Whereas the other jokes get hit repeatedly on the head with a dead fish.

This isn't my favorite movie of Woody Allen's. Usually when he returns to older material it is during a period of stagnation. But he'd just been putting out some really mature and worthwhile movies. So it's suprising this vehicle originally written for Zero Mostel flopped so badly.

Thursday, April 14, 2011

Vicky Cristina Barcelona

Vicky has normal values, Cristina pursues the alternative lifestyle and Barcelona is the place that offers the opportunity to remain exactly the same.

"[Cristina's] contempt for normal values is boring and cliche," Vicky's husband says. But it is he who is boring, talking trivially over the beautiful Spanish guitar.

It's ironic that Woody Allen uses a narrator who just sounds like he is saying: "Blah blah blah." I mean, why was it necessary for him to narrate that they walked around taking photographs, when it is clearly depicted by the scene? The use of narration was over-bearing and might have been the things keeping me from truly enjoying the film.

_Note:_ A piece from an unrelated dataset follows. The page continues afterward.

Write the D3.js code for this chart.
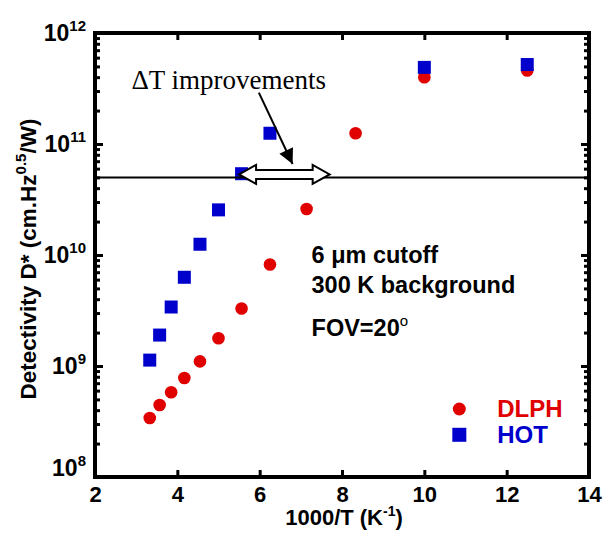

It's ambivalent what the moral is supposed to be. I'm tempted to say "whatever works" because it's a line from not just this movie but a couple of Woody Allen's others. But what is working in this movie? Does it mean whatever is working in this particular moment? Ignoring the inevitable ruin that is being driven towards? Because none of the relationships that arose were really working or could have worked for a prolonged period. And so everyone just goes back to status quo. Maybe that is what works. Some people live according to social structures, some pursue romantic passion and others are chronically dissatisfied no matter what they try.

"We are alive," Javier Bardem says, which seems to be the only common bond. Life is too short to worry about how other people choose to pursue happiness. It is too fraught with pain and the fear of death. This moment is the one in which we live. And yet most of us are too scared to be alive in that moment.